There are numerous types of pattern that can be used to build classifiers. Three of these are frequent, common and contrast patterns.

Mining patterns in graph dataset which fulfill given conditions is a much more challenging task than mining patterns in decision tables (relational databases). The most computationally complex tasks are subgraph isomorphism (determining if one smaller graph is included in other larger graph) and isomorphism (testing whether any two graphs are isomorphic (really the same). The former is proved to be NP-complete while the complexity of the latter one is still not known. All the algorithms for solving the isomorphism problem present in the literature have an exponential time complexity in the worst case, but the existence of a polynomial solution has not yet been disproved. A universal exhaustive algorithm for both of these problems was proposed by Ullman (1976). It operates on the matrix representation of graphs and tries to find a proper permutation of nodes. The search space can be greatly reduced by using nodes invariants and iterative partitioning.
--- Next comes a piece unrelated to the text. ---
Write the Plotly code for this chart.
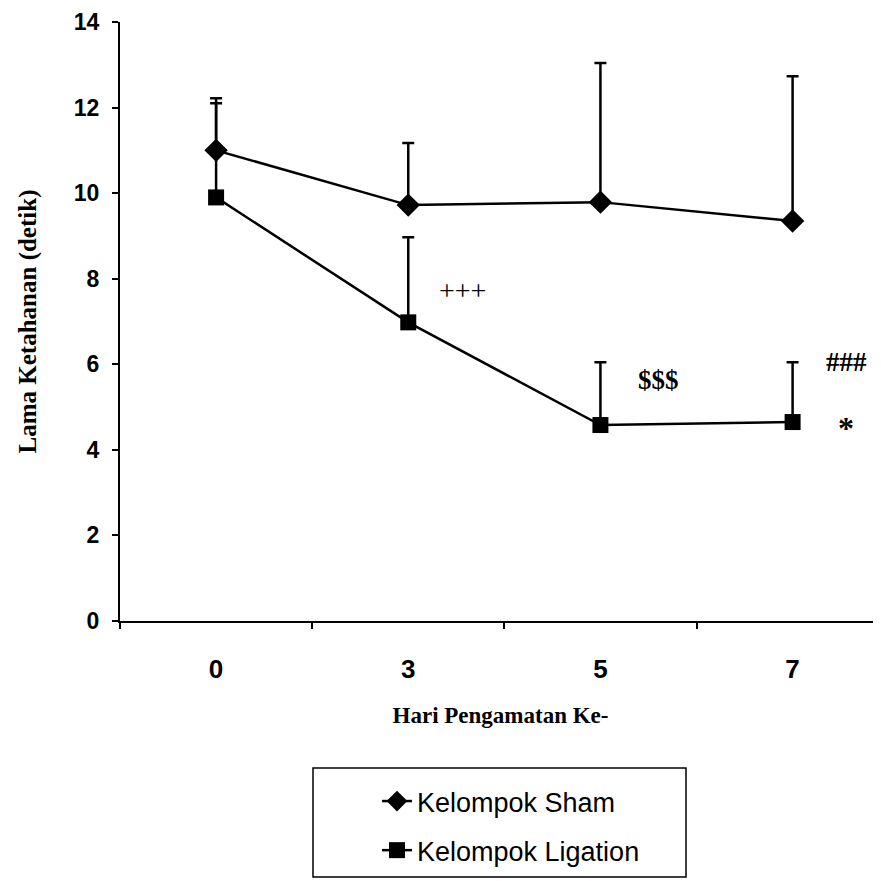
import plotly.graph_objects as go

days = ["0", "3", "5", "7"]
sham_mean = [11.0, 9.72, 9.79, 9.35]
sham_err = [1.22, 1.45, 3.25, 3.38]
lig_mean = [9.9, 6.98, 4.58, 4.65]
lig_err = [2.2, 1.99, 1.47, 1.4]
zeros = [0, 0, 0, 0]

notes = ["+++", "<b>$$$</b>", "<b>###</b>", "<b>*</b>"]
note_x = [1.28, 2.30, 3.28, 3.28]
note_y = [7.73, 5.63, 6.05, 4.5]
note_size = [28, 27, 27, 32]

# page geometry (the html body adds an 8px offset)
W = 873
PL, PT, PH, PW = 120, 22, 599, 761  # plot area in page px

fig = go.Figure()
fig.add_trace(go.Scatter(
    x=days, y=sham_mean, name="Kelompok Sham", mode="lines+markers", legendgroup="a",
    line=dict(color="black", width=2.5),
    marker=dict(symbol="diamond", size=18, color="black"),
    error_y=dict(type="data", array=sham_err, arrayminus=zeros, symmetric=False,
                 color="black", thickness=2.5, width=6),
))
fig.add_trace(go.Scatter(
    x=days, y=lig_mean, name="Kelompok Ligation", mode="lines+markers", legendgroup="b",
    line=dict(color="black", width=2.5),
    marker=dict(symbol="square", size=16, color="black"),
    error_y=dict(type="data", array=lig_err, arrayminus=zeros, symmetric=False,
                 color="black", thickness=2.5, width=6),
))

for t, xx, yy, s in zip(notes, note_x, note_y, note_size):
    fig.add_annotation(x=xx, y=yy, xref="x", yref="y", text=t, showarrow=False,
                       font=dict(family="Liberation Serif", size=s, color="black"))

fig.add_shape(type="rect", xref="paper", yref="paper",
              x0=(313 - PL) / PW, x1=(686 - PL) / PW,
              y0=(PT + PH - 877) / PH, y1=(PT + PH - 768) / PH,
              line=dict(color="black", width=1.5), fillcolor="white", layer="below")

fig.update_layout(
    width=W, height=W,
    margin=dict(l=112, r=0, t=14, b=260),
    paper_bgcolor="white", plot_bgcolor="white",
    showlegend=True,
    legend=dict(x=(377 - PL) / PW, y=(PT + PH - 777) / PH, xanchor="left", yanchor="top",
                bgcolor="rgba(0,0,0,0)", borderwidth=0,
                font=dict(family="Liberation Sans", size=27, color="black"),
                tracegroupgap=11, itemwidth=30),
    xaxis=dict(type="category", range=[-0.5, 3.46], tickson="boundaries",
               showline=True, linecolor="black", linewidth=2,
               ticks="outside", ticklen=6, tickcolor="black", tickwidth=1.5,
               showgrid=False, zeroline=False, ticklabelstandoff=24,
               tickfont=dict(family="Liberation Sans", size=26, color="black", weight="bold"),
               title=dict(text="<b>Hari Pengamatan Ke-</b>", standoff=24,
                          font=dict(family="Liberation Serif", size=23, color="black"))),
    yaxis=dict(range=[0, 14], dtick=2, showline=True, linecolor="black", linewidth=2,
               ticks="outside", ticklen=6, tickcolor="black", tickwidth=1.5,
               showgrid=False, zeroline=False, ticklabelstandoff=8,
               tickfont=dict(family="Liberation Sans", size=23, color="black", weight="bold"),
               title=dict(text="<b>Lama Ketahanan (detik)</b>", standoff=30,
                          font=dict(family="Liberation Serif", size=25, color="black"))),
)
fig.write_html("out.html")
Moreover multiple graph isomorphism problem (for a set of graphs determine which of them are isomorphic) can be efficiently solved with canonical labelling (Fortin, 1996). Canonical label is a unique representation (code) of a graph such that two isomorphic graphs have the same canonical label.

Another important issue is generating all non-isomorphic subgraphs of a given graph. The algorithm for generating DFS (Depth First Search) code can used to enumerate all subgraphs and reduce the number of required isomorphism checking. What is more it can be improved by introducing canonical labelling.

Contrast patterns are substructures that appear in one class of objects and do not appear in other classes whereas common patterns appear in more than one class of objects. In data mining, patterns which uniquely identify certain class of objects are called jumping emerging patterns (JEP). Patterns common for different classes are called emerging patterns (EP). Concepts of jumping emerging patterns and emerging patterns have been deeply researched as a tool for classification purposes in databases (Kotagiri, & Bailey, 2003). They are reported to provide high classification accuracy results. Frequent pattern is a pattern which appears in samples of a given dataset more frequently than specified threshold. Agarwal and Srikant proposed an efficient algorithm for mining frequent itemsets in the transaction database called Apriori.